--- Work required ---
Copy out each line featuring the string "Write" from the entries beneath.
# Start of Data lines
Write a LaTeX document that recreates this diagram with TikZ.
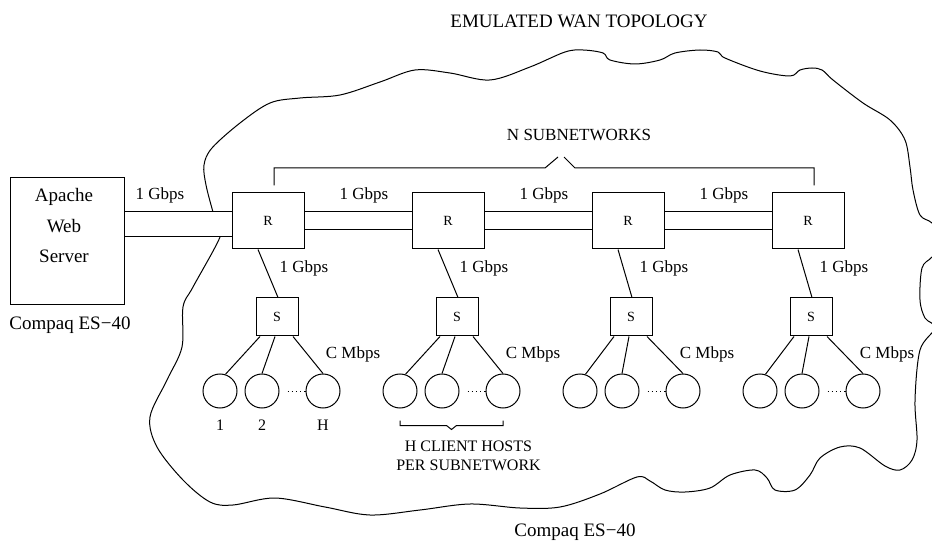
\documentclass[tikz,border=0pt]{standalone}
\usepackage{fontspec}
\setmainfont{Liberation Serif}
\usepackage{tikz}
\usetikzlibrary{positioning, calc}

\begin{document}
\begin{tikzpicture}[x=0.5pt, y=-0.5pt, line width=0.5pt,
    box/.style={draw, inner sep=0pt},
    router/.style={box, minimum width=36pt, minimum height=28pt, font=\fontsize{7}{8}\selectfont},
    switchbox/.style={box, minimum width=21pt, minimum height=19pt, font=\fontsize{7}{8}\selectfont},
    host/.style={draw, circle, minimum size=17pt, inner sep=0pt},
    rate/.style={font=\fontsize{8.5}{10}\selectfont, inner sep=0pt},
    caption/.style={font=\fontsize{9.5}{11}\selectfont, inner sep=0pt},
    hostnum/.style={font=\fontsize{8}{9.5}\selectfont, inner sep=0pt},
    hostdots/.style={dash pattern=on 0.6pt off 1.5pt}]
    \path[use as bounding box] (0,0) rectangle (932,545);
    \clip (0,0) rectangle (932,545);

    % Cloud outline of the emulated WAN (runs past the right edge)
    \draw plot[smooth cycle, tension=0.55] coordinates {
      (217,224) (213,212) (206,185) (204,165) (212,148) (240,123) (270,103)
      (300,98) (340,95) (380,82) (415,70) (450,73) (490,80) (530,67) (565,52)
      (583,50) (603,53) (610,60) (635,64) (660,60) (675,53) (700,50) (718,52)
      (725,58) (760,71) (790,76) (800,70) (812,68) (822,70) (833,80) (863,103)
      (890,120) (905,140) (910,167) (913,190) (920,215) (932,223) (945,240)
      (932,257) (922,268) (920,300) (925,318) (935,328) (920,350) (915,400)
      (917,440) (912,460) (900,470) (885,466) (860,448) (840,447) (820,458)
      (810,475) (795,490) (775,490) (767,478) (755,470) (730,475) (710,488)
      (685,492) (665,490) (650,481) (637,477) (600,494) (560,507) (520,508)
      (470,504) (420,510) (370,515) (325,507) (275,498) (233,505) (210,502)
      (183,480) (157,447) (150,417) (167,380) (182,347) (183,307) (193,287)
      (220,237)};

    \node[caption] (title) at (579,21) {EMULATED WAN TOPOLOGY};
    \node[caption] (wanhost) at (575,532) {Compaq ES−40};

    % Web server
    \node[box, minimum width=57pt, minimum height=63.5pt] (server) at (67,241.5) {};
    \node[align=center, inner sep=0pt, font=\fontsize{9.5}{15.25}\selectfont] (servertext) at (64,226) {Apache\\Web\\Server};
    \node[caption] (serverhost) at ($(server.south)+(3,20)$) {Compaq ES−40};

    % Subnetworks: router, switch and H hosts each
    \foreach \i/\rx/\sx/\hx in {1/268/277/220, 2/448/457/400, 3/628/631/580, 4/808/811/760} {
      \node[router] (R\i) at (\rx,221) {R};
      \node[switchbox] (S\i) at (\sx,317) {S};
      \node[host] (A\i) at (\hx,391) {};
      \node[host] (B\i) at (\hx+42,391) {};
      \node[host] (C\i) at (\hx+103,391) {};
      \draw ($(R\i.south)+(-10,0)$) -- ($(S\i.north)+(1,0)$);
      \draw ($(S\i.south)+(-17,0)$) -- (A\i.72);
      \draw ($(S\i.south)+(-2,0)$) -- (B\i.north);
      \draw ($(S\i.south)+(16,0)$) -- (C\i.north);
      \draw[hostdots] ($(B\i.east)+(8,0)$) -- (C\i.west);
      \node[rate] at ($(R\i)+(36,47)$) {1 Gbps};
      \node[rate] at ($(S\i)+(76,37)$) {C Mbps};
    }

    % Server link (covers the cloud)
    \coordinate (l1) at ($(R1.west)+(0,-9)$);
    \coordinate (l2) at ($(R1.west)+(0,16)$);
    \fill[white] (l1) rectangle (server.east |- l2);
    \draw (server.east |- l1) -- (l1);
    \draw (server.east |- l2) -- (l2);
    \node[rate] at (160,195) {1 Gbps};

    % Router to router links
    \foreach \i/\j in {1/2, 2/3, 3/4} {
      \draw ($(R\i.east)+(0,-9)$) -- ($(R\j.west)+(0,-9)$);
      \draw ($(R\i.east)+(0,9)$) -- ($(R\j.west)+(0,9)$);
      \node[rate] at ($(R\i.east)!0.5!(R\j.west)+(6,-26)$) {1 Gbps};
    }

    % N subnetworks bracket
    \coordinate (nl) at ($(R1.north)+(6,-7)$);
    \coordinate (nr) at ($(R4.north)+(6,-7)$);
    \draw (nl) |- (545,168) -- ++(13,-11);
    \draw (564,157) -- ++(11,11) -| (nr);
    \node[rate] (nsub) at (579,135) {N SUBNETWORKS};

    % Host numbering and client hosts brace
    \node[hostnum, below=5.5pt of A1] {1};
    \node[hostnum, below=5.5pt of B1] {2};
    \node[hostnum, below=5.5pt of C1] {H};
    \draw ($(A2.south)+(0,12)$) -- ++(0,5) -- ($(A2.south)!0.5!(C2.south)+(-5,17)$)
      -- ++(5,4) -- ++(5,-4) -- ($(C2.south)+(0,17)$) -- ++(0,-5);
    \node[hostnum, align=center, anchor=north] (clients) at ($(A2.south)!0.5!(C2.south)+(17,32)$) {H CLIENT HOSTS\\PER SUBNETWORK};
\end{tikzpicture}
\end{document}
# End of Data lines
# Start of Data lines
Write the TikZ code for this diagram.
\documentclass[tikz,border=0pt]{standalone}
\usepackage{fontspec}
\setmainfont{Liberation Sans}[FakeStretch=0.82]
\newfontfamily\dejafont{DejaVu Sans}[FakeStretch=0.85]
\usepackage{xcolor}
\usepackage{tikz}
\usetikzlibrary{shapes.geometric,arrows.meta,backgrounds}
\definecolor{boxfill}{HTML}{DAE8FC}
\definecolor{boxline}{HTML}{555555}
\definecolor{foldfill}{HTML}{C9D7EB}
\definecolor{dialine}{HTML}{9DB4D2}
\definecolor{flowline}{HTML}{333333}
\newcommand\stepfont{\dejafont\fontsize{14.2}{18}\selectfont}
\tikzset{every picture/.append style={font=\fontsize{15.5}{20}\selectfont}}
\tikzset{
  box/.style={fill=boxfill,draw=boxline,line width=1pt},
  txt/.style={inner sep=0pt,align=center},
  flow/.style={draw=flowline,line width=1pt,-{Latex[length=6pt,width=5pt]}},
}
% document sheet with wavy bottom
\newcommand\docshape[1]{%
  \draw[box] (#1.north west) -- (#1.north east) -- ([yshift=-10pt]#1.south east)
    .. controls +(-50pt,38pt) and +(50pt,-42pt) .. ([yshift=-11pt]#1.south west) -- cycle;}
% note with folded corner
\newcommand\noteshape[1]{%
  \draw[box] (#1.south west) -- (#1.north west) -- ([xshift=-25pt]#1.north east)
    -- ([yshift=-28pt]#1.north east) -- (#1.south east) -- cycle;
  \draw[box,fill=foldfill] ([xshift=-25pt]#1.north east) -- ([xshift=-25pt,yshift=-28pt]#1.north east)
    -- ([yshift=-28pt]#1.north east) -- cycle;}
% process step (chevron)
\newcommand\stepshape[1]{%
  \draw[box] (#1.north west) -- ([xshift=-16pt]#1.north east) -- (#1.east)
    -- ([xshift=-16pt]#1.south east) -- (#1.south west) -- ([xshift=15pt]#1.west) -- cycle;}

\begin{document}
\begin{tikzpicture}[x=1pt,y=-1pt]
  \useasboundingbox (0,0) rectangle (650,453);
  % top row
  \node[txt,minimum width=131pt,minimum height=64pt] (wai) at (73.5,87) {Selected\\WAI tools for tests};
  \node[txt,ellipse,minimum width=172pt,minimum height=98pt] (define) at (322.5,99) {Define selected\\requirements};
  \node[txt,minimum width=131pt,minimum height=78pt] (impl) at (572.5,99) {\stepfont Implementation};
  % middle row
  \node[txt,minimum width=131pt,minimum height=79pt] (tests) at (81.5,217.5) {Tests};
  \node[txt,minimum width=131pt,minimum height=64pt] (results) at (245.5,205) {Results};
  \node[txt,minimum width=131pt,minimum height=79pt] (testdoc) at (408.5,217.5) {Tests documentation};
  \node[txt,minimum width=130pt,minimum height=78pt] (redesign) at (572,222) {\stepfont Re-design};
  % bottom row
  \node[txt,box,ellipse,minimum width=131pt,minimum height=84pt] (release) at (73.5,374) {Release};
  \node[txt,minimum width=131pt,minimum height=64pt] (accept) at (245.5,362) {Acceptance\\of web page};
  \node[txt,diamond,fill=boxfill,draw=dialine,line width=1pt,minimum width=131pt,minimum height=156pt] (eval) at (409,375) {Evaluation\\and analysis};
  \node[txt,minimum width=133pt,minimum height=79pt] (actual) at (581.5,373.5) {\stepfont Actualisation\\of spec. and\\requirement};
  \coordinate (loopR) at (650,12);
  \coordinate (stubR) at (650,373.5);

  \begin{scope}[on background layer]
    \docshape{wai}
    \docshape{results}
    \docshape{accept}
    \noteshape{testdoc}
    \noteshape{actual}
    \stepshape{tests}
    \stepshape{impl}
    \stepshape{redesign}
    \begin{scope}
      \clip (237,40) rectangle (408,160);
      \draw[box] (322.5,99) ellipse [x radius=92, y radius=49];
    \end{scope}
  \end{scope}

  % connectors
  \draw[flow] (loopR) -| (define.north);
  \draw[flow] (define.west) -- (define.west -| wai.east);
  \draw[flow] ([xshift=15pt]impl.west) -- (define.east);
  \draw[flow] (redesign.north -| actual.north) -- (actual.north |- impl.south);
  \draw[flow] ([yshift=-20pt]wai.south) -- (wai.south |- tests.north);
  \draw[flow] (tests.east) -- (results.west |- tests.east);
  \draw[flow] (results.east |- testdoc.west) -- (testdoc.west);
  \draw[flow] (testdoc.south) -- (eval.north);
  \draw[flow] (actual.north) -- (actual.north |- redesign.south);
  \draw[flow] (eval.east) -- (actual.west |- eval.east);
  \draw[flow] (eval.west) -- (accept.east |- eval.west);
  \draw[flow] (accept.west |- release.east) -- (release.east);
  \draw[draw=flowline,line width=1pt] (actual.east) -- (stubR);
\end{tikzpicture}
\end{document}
# End of Data lines
--- Solution below ---
Write a LaTeX document that recreates this diagram with TikZ.
Write the TikZ code for this diagram.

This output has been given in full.